DO THIS »
Pictures in the entries below are excluded; copy only the lines from the one containing "Write a Python" to the one containing "import seaborn as sns", both included.

RECORDS TO PROCESS »
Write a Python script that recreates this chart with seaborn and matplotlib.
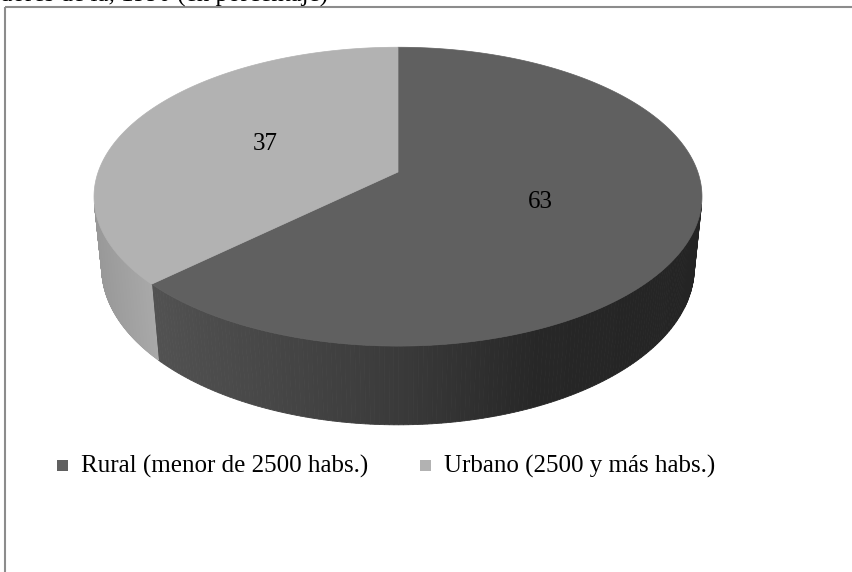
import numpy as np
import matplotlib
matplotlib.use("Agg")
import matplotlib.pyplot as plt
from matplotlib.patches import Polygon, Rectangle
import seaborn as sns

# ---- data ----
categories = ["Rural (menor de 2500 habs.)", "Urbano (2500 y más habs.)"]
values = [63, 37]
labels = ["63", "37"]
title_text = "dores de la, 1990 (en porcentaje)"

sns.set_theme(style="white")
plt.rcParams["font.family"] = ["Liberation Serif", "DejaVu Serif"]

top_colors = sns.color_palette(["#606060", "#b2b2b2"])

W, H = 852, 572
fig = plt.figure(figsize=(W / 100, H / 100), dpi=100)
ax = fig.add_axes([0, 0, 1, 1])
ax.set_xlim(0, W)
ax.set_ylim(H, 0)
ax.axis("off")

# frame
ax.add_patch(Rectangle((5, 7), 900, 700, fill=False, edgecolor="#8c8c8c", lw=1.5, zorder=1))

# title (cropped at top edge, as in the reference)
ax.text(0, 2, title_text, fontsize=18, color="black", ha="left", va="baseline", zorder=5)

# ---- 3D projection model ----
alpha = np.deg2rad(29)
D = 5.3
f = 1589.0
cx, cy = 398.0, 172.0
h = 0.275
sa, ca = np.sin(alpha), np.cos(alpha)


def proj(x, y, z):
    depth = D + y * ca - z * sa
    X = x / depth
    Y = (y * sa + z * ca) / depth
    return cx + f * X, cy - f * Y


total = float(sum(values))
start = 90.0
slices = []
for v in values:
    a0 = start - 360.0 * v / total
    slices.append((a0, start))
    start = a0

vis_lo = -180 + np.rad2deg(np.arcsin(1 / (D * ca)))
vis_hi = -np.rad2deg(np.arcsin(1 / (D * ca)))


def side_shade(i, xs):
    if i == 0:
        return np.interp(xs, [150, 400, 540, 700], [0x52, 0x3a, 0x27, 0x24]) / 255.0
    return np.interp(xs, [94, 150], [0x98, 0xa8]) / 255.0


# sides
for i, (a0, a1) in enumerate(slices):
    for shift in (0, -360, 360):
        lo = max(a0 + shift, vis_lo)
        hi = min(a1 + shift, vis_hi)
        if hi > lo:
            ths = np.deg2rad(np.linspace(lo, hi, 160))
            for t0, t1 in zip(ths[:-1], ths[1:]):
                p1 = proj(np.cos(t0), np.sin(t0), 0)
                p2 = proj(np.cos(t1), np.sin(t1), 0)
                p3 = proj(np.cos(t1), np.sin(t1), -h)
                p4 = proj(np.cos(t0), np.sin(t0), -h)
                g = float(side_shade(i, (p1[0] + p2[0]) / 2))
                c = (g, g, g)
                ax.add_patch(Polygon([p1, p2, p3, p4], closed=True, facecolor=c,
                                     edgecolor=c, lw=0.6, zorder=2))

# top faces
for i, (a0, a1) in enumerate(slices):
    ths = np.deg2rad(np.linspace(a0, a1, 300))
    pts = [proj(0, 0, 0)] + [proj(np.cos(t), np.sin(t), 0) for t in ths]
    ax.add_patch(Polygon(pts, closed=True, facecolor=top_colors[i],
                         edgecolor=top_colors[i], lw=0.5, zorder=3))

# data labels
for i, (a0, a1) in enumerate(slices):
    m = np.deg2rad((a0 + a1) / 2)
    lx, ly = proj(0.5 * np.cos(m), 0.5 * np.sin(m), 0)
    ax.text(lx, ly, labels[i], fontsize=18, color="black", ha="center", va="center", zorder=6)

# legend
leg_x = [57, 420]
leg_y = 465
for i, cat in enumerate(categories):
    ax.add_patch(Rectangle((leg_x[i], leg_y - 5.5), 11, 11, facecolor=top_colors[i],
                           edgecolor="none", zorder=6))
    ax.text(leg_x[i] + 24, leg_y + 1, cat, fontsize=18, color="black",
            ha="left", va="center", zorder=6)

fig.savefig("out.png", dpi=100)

--

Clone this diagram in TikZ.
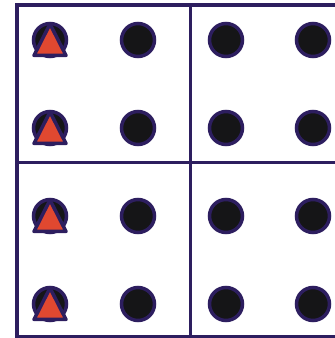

EXERCISE ANSWER »
Write a Python script that recreates this chart with seaborn and matplotlib.
import numpy as np
import matplotlib
matplotlib.use("Agg")
import matplotlib.pyplot as plt
from matplotlib.patches import Polygon, Rectangle
import seaborn as sns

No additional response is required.